[What you are asked to do]: Quote all of the data that follows exactly as written, skipping the images.
# Start of Supplied data
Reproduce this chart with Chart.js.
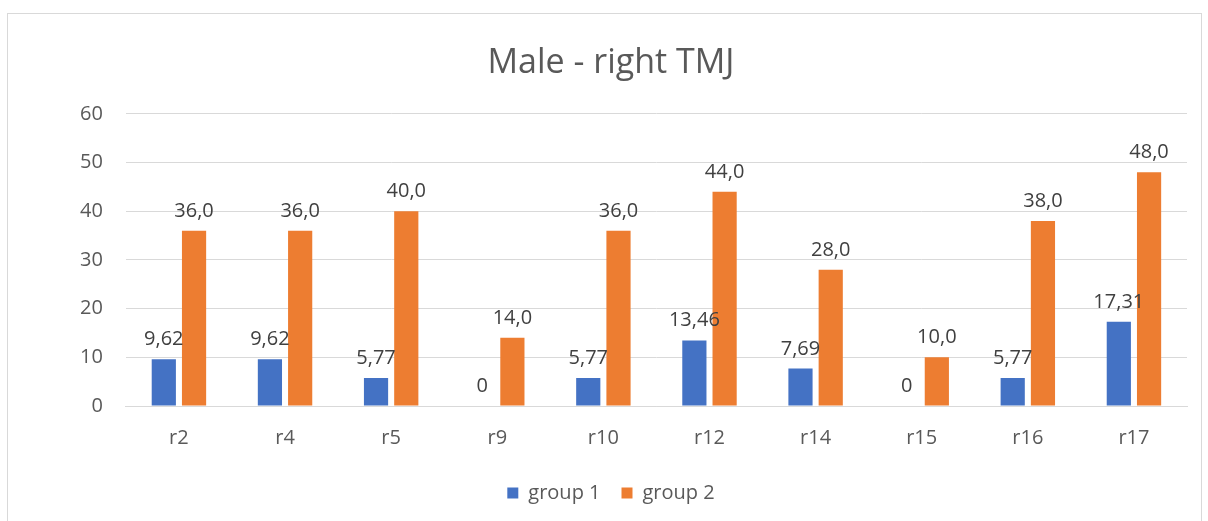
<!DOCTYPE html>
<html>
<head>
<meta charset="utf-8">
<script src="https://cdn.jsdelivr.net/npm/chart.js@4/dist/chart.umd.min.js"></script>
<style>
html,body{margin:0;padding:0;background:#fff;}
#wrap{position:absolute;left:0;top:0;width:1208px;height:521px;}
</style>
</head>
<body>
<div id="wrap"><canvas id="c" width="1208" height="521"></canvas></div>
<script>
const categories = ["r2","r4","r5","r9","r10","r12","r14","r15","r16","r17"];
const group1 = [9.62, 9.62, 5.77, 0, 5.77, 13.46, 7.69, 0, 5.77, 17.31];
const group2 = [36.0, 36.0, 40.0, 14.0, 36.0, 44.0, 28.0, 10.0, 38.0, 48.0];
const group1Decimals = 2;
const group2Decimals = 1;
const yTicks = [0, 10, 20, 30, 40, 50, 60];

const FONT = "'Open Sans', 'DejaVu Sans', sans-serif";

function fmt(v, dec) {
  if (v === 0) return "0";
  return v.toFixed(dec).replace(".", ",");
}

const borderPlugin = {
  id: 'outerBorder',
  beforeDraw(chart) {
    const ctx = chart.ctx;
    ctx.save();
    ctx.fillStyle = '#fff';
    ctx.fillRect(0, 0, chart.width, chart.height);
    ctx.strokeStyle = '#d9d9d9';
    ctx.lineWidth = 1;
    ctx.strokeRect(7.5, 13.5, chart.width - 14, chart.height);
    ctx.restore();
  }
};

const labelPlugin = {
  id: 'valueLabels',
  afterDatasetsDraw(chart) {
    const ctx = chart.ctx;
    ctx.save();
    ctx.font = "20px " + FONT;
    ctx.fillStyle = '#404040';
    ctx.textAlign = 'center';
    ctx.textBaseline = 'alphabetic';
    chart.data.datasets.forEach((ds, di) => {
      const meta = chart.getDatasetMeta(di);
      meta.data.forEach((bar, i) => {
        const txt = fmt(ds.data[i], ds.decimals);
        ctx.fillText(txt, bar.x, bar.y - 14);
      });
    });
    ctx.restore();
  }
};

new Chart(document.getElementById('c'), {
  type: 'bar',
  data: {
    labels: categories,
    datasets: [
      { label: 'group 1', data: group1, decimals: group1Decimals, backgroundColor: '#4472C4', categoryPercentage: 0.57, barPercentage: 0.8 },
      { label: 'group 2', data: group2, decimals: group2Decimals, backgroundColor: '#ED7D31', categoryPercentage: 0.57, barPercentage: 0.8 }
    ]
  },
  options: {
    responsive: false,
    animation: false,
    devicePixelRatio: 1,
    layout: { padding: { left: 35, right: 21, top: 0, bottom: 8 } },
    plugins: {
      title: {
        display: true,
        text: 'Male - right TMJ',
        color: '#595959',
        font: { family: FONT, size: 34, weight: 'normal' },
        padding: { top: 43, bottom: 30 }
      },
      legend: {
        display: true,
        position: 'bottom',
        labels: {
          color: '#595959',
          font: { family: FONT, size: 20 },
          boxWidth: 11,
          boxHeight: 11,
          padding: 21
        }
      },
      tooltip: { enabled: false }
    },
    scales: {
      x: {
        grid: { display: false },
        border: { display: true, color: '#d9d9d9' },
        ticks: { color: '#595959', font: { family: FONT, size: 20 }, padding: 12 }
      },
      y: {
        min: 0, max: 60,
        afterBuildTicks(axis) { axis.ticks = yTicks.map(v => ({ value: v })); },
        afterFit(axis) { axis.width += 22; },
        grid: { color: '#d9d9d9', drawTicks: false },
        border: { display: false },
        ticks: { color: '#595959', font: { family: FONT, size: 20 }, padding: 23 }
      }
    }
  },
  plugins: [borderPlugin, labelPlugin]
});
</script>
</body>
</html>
# End of Supplied data
[Written reply]:
Reproduce this chart with Chart.js.
<!DOCTYPE html>
<html>
<head>
<meta charset="utf-8">
<script src="https://cdn.jsdelivr.net/npm/chart.js@4/dist/chart.umd.min.js"></script>
<style>
html,body{margin:0;padding:0;background:#fff;}
#wrap{position:absolute;left:0;top:0;width:1208px;height:521px;}
</style>
</head>
<body>
<div id="wrap"><canvas id="c" width="1208" height="521"></canvas></div>
<script>
const categories = ["r2","r4","r5","r9","r10","r12","r14","r15","r16","r17"];
const group1 = [9.62, 9.62, 5.77, 0, 5.77, 13.46, 7.69, 0, 5.77, 17.31];
const group2 = [36.0, 36.0, 40.0, 14.0, 36.0, 44.0, 28.0, 10.0, 38.0, 48.0];
const group1Decimals = 2;
const group2Decimals = 1;
const yTicks = [0, 10, 20, 30, 40, 50, 60];

const FONT = "'Open Sans', 'DejaVu Sans', sans-serif";

function fmt(v, dec) {
  if (v === 0) return "0";
  return v.toFixed(dec).replace(".", ",");
}

const borderPlugin = {
  id: 'outerBorder',
  beforeDraw(chart) {
    const ctx = chart.ctx;
    ctx.save();
    ctx.fillStyle = '#fff';
    ctx.fillRect(0, 0, chart.width, chart.height);
    ctx.strokeStyle = '#d9d9d9';
    ctx.lineWidth = 1;
    ctx.strokeRect(7.5, 13.5, chart.width - 14, chart.height);
    ctx.restore();
  }
};

const labelPlugin = {
  id: 'valueLabels',
  afterDatasetsDraw(chart) {
    const ctx = chart.ctx;
    ctx.save();
    ctx.font = "20px " + FONT;
    ctx.fillStyle = '#404040';
    ctx.textAlign = 'center';
    ctx.textBaseline = 'alphabetic';
    chart.data.datasets.forEach((ds, di) => {
      const meta = chart.getDatasetMeta(di);
      meta.data.forEach((bar, i) => {
        const txt = fmt(ds.data[i], ds.decimals);
        ctx.fillText(txt, bar.x, bar.y - 14);
      });
    });
    ctx.restore();
  }
};

new Chart(document.getElementById('c'), {
  type: 'bar',
  data: {
    labels: categories,
    datasets: [
      { label: 'group 1', data: group1, decimals: group1Decimals, backgroundColor: '#4472C4', categoryPercentage: 0.57, barPercentage: 0.8 },
      { label: 'group 2', data: group2, decimals: group2Decimals, backgroundColor: '#ED7D31', categoryPercentage: 0.57, barPercentage: 0.8 }
    ]
  },
  options: {
    responsive: false,
    animation: false,
    devicePixelRatio: 1,
    layout: { padding: { left: 35, right: 21, top: 0, bottom: 8 } },
    plugins: {
      title: {
        display: true,
        text: 'Male - right TMJ',
        color: '#595959',
        font: { family: FONT, size: 34, weight: 'normal' },
        padding: { top: 43, bottom: 30 }
      },
      legend: {
        display: true,
        position: 'bottom',
        labels: {
          color: '#595959',
          font: { family: FONT, size: 20 },
          boxWidth: 11,
          boxHeight: 11,
          padding: 21
        }
      },
      tooltip: { enabled: false }
    },
    scales: {
      x: {
        grid: { display: false },
        border: { display: true, color: '#d9d9d9' },
        ticks: { color: '#595959', font: { family: FONT, size: 20 }, padding: 12 }
      },
      y: {
        min: 0, max: 60,
        afterBuildTicks(axis) { axis.ticks = yTicks.map(v => ({ value: v })); },
        afterFit(axis) { axis.width += 22; },
        grid: { color: '#d9d9d9', drawTicks: false },
        border: { display: false },
        ticks: { color: '#595959', font: { family: FONT, size: 20 }, padding: 23 }
      }
    }
  },
  plugins: [borderPlugin, labelPlugin]
});
</script>
</body>
</html>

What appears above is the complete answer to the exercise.